[DATASET EXTRACT]:
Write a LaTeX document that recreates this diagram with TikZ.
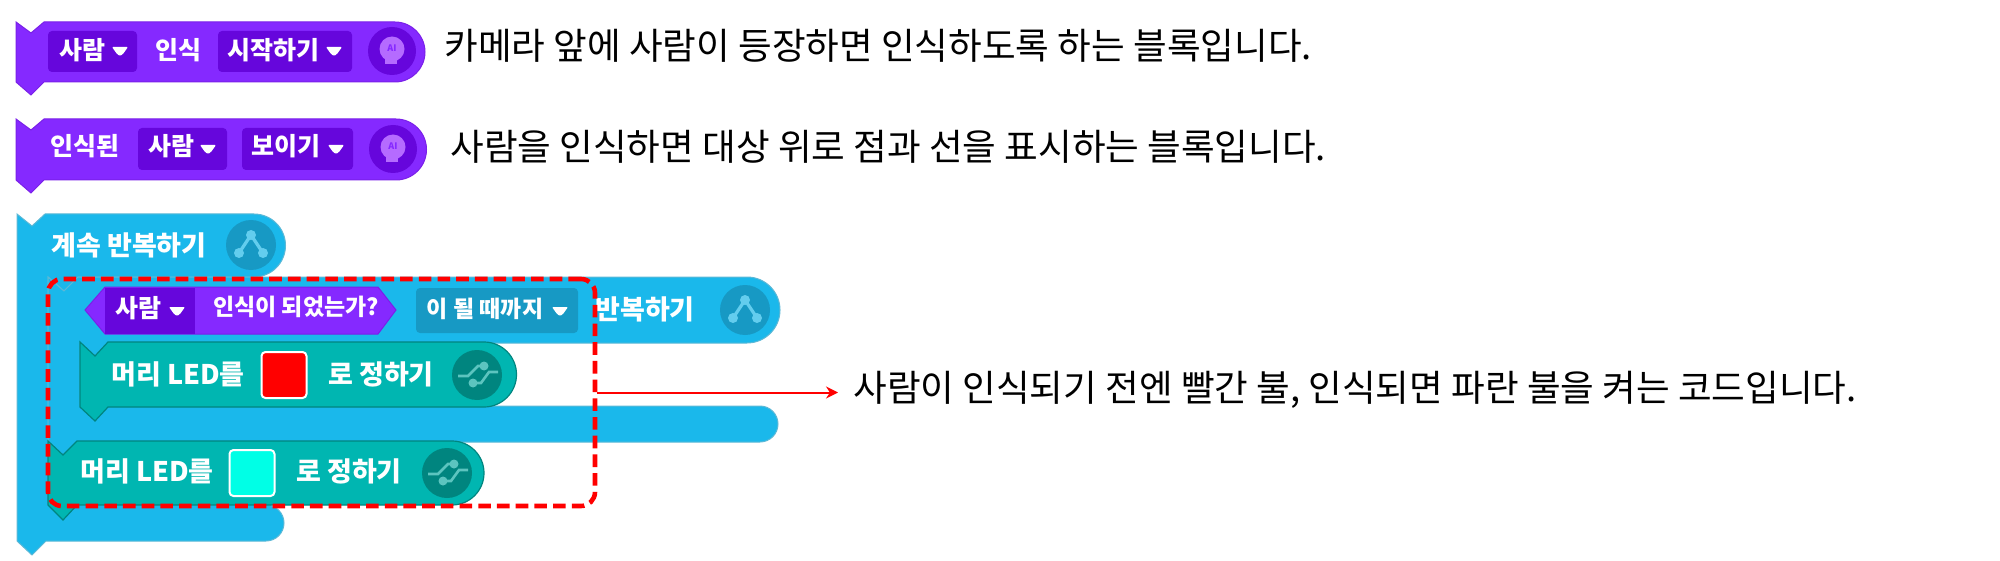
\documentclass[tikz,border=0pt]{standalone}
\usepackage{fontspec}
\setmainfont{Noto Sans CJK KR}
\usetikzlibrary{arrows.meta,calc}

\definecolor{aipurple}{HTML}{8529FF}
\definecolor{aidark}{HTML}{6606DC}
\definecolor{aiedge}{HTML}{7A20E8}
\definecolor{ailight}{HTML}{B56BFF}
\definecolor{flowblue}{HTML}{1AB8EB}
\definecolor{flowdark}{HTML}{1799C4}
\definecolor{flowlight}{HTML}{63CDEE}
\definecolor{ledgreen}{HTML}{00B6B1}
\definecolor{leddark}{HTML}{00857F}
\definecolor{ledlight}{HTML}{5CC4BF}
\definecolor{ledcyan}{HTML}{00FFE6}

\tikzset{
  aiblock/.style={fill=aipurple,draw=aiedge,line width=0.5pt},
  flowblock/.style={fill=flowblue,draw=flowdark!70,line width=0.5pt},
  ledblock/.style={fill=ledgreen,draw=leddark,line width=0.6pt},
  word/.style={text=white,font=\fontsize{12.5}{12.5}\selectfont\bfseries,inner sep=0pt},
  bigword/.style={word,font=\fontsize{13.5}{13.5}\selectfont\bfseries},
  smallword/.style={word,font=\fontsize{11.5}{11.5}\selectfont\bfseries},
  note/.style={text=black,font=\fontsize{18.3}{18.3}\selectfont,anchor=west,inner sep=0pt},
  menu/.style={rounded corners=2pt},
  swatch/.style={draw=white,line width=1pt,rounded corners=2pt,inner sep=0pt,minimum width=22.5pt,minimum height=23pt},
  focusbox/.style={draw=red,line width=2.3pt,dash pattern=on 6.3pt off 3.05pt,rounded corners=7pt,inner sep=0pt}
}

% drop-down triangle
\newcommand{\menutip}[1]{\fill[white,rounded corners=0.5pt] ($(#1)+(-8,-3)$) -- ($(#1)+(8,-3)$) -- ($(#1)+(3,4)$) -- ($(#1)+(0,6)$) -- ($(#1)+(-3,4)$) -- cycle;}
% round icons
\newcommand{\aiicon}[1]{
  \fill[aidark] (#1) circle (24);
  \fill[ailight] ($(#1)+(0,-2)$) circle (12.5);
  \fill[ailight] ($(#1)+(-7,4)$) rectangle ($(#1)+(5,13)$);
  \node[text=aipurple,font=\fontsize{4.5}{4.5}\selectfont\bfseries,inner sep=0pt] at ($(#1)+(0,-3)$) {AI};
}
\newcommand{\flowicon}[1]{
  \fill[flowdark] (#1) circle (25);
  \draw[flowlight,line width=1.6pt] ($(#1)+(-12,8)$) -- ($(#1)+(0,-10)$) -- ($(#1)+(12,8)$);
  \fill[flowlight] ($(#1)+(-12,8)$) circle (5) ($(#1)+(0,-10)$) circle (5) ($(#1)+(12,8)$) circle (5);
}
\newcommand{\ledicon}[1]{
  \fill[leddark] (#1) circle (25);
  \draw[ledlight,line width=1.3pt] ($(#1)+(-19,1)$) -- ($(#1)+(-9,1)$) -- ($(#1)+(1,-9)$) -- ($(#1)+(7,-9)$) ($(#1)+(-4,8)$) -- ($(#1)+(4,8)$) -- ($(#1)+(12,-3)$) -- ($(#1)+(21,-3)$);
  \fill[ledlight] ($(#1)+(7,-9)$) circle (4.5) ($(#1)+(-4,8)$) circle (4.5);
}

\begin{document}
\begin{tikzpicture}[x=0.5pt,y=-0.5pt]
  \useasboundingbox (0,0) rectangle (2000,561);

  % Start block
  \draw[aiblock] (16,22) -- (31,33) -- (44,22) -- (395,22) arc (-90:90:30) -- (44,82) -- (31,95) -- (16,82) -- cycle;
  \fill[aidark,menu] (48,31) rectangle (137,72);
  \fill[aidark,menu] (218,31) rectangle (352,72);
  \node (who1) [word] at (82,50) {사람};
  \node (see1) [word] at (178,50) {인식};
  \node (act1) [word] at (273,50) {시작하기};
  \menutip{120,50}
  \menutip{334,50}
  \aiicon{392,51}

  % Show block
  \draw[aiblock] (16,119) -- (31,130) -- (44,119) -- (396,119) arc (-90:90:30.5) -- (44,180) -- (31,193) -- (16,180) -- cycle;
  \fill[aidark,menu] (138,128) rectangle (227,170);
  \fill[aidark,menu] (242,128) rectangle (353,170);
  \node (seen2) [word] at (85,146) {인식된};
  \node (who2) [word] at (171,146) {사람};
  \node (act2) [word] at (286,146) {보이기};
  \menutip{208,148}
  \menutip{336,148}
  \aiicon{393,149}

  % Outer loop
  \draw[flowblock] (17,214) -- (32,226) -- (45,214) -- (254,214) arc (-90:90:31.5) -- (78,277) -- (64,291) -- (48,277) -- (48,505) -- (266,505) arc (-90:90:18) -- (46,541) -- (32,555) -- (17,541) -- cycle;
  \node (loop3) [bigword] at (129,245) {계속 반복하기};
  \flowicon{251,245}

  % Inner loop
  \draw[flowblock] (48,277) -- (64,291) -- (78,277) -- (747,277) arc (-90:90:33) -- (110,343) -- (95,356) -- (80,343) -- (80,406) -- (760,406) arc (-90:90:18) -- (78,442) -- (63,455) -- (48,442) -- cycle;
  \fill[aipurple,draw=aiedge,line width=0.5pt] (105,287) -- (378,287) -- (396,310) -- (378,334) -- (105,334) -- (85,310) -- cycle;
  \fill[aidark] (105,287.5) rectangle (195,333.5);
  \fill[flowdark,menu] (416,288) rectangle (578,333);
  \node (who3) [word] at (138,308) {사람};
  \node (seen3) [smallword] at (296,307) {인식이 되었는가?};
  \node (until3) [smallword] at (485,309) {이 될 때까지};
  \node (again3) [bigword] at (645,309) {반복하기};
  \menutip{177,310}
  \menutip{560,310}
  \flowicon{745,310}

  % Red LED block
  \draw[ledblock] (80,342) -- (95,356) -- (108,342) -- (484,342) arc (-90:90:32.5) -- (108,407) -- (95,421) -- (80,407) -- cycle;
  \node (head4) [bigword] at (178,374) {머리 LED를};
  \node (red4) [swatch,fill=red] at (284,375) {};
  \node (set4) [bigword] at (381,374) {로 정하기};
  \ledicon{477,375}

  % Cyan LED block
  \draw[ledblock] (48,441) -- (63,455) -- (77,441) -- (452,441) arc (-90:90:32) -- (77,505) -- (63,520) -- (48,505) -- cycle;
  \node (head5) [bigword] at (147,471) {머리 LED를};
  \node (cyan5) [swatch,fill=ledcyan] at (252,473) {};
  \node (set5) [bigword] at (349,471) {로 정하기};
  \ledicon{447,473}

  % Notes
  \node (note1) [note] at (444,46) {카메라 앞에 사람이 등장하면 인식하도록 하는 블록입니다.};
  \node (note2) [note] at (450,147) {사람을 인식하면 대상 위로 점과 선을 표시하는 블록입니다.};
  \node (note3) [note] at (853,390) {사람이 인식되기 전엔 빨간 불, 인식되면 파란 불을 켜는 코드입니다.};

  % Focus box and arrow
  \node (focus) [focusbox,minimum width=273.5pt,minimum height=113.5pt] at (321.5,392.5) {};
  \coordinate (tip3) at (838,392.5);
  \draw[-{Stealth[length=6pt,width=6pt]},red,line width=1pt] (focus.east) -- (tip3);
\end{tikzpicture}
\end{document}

[DO THIS]: Reproduce the full material exactly, excluding the pictures.

[SOLUTION TO THIS TASK]:
Write a LaTeX document that recreates this diagram with TikZ.
\documentclass[tikz,border=0pt]{standalone}
\usepackage{fontspec}
\setmainfont{Noto Sans CJK KR}
\usetikzlibrary{arrows.meta,calc}

\definecolor{aipurple}{HTML}{8529FF}
\definecolor{aidark}{HTML}{6606DC}
\definecolor{aiedge}{HTML}{7A20E8}
\definecolor{ailight}{HTML}{B56BFF}
\definecolor{flowblue}{HTML}{1AB8EB}
\definecolor{flowdark}{HTML}{1799C4}
\definecolor{flowlight}{HTML}{63CDEE}
\definecolor{ledgreen}{HTML}{00B6B1}
\definecolor{leddark}{HTML}{00857F}
\definecolor{ledlight}{HTML}{5CC4BF}
\definecolor{ledcyan}{HTML}{00FFE6}

\tikzset{
  aiblock/.style={fill=aipurple,draw=aiedge,line width=0.5pt},
  flowblock/.style={fill=flowblue,draw=flowdark!70,line width=0.5pt},
  ledblock/.style={fill=ledgreen,draw=leddark,line width=0.6pt},
  word/.style={text=white,font=\fontsize{12.5}{12.5}\selectfont\bfseries,inner sep=0pt},
  bigword/.style={word,font=\fontsize{13.5}{13.5}\selectfont\bfseries},
  smallword/.style={word,font=\fontsize{11.5}{11.5}\selectfont\bfseries},
  note/.style={text=black,font=\fontsize{18.3}{18.3}\selectfont,anchor=west,inner sep=0pt},
  menu/.style={rounded corners=2pt},
  swatch/.style={draw=white,line width=1pt,rounded corners=2pt,inner sep=0pt,minimum width=22.5pt,minimum height=23pt},
  focusbox/.style={draw=red,line width=2.3pt,dash pattern=on 6.3pt off 3.05pt,rounded corners=7pt,inner sep=0pt}
}

% drop-down triangle
\newcommand{\menutip}[1]{\fill[white,rounded corners=0.5pt] ($(#1)+(-8,-3)$) -- ($(#1)+(8,-3)$) -- ($(#1)+(3,4)$) -- ($(#1)+(0,6)$) -- ($(#1)+(-3,4)$) -- cycle;}
% round icons
\newcommand{\aiicon}[1]{
  \fill[aidark] (#1) circle (24);
  \fill[ailight] ($(#1)+(0,-2)$) circle (12.5);
  \fill[ailight] ($(#1)+(-7,4)$) rectangle ($(#1)+(5,13)$);
  \node[text=aipurple,font=\fontsize{4.5}{4.5}\selectfont\bfseries,inner sep=0pt] at ($(#1)+(0,-3)$) {AI};
}
\newcommand{\flowicon}[1]{
  \fill[flowdark] (#1) circle (25);
  \draw[flowlight,line width=1.6pt] ($(#1)+(-12,8)$) -- ($(#1)+(0,-10)$) -- ($(#1)+(12,8)$);
  \fill[flowlight] ($(#1)+(-12,8)$) circle (5) ($(#1)+(0,-10)$) circle (5) ($(#1)+(12,8)$) circle (5);
}
\newcommand{\ledicon}[1]{
  \fill[leddark] (#1) circle (25);
  \draw[ledlight,line width=1.3pt] ($(#1)+(-19,1)$) -- ($(#1)+(-9,1)$) -- ($(#1)+(1,-9)$) -- ($(#1)+(7,-9)$) ($(#1)+(-4,8)$) -- ($(#1)+(4,8)$) -- ($(#1)+(12,-3)$) -- ($(#1)+(21,-3)$);
  \fill[ledlight] ($(#1)+(7,-9)$) circle (4.5) ($(#1)+(-4,8)$) circle (4.5);
}

\begin{document}
\begin{tikzpicture}[x=0.5pt,y=-0.5pt]
  \useasboundingbox (0,0) rectangle (2000,561);

  % Start block
  \draw[aiblock] (16,22) -- (31,33) -- (44,22) -- (395,22) arc (-90:90:30) -- (44,82) -- (31,95) -- (16,82) -- cycle;
  \fill[aidark,menu] (48,31) rectangle (137,72);
  \fill[aidark,menu] (218,31) rectangle (352,72);
  \node (who1) [word] at (82,50) {사람};
  \node (see1) [word] at (178,50) {인식};
  \node (act1) [word] at (273,50) {시작하기};
  \menutip{120,50}
  \menutip{334,50}
  \aiicon{392,51}

  % Show block
  \draw[aiblock] (16,119) -- (31,130) -- (44,119) -- (396,119) arc (-90:90:30.5) -- (44,180) -- (31,193) -- (16,180) -- cycle;
  \fill[aidark,menu] (138,128) rectangle (227,170);
  \fill[aidark,menu] (242,128) rectangle (353,170);
  \node (seen2) [word] at (85,146) {인식된};
  \node (who2) [word] at (171,146) {사람};
  \node (act2) [word] at (286,146) {보이기};
  \menutip{208,148}
  \menutip{336,148}
  \aiicon{393,149}

  % Outer loop
  \draw[flowblock] (17,214) -- (32,226) -- (45,214) -- (254,214) arc (-90:90:31.5) -- (78,277) -- (64,291) -- (48,277) -- (48,505) -- (266,505) arc (-90:90:18) -- (46,541) -- (32,555) -- (17,541) -- cycle;
  \node (loop3) [bigword] at (129,245) {계속 반복하기};
  \flowicon{251,245}

  % Inner loop
  \draw[flowblock] (48,277) -- (64,291) -- (78,277) -- (747,277) arc (-90:90:33) -- (110,343) -- (95,356) -- (80,343) -- (80,406) -- (760,406) arc (-90:90:18) -- (78,442) -- (63,455) -- (48,442) -- cycle;
  \fill[aipurple,draw=aiedge,line width=0.5pt] (105,287) -- (378,287) -- (396,310) -- (378,334) -- (105,334) -- (85,310) -- cycle;
  \fill[aidark] (105,287.5) rectangle (195,333.5);
  \fill[flowdark,menu] (416,288) rectangle (578,333);
  \node (who3) [word] at (138,308) {사람};
  \node (seen3) [smallword] at (296,307) {인식이 되었는가?};
  \node (until3) [smallword] at (485,309) {이 될 때까지};
  \node (again3) [bigword] at (645,309) {반복하기};
  \menutip{177,310}
  \menutip{560,310}
  \flowicon{745,310}

  % Red LED block
  \draw[ledblock] (80,342) -- (95,356) -- (108,342) -- (484,342) arc (-90:90:32.5) -- (108,407) -- (95,421) -- (80,407) -- cycle;
  \node (head4) [bigword] at (178,374) {머리 LED를};
  \node (red4) [swatch,fill=red] at (284,375) {};
  \node (set4) [bigword] at (381,374) {로 정하기};
  \ledicon{477,375}

  % Cyan LED block
  \draw[ledblock] (48,441) -- (63,455) -- (77,441) -- (452,441) arc (-90:90:32) -- (77,505) -- (63,520) -- (48,505) -- cycle;
  \node (head5) [bigword] at (147,471) {머리 LED를};
  \node (cyan5) [swatch,fill=ledcyan] at (252,473) {};
  \node (set5) [bigword] at (349,471) {로 정하기};
  \ledicon{447,473}

  % Notes
  \node (note1) [note] at (444,46) {카메라 앞에 사람이 등장하면 인식하도록 하는 블록입니다.};
  \node (note2) [note] at (450,147) {사람을 인식하면 대상 위로 점과 선을 표시하는 블록입니다.};
  \node (note3) [note] at (853,390) {사람이 인식되기 전엔 빨간 불, 인식되면 파란 불을 켜는 코드입니다.};

  % Focus box and arrow
  \node (focus) [focusbox,minimum width=273.5pt,minimum height=113.5pt] at (321.5,392.5) {};
  \coordinate (tip3) at (838,392.5);
  \draw[-{Stealth[length=6pt,width=6pt]},red,line width=1pt] (focus.east) -- (tip3);
\end{tikzpicture}
\end{document}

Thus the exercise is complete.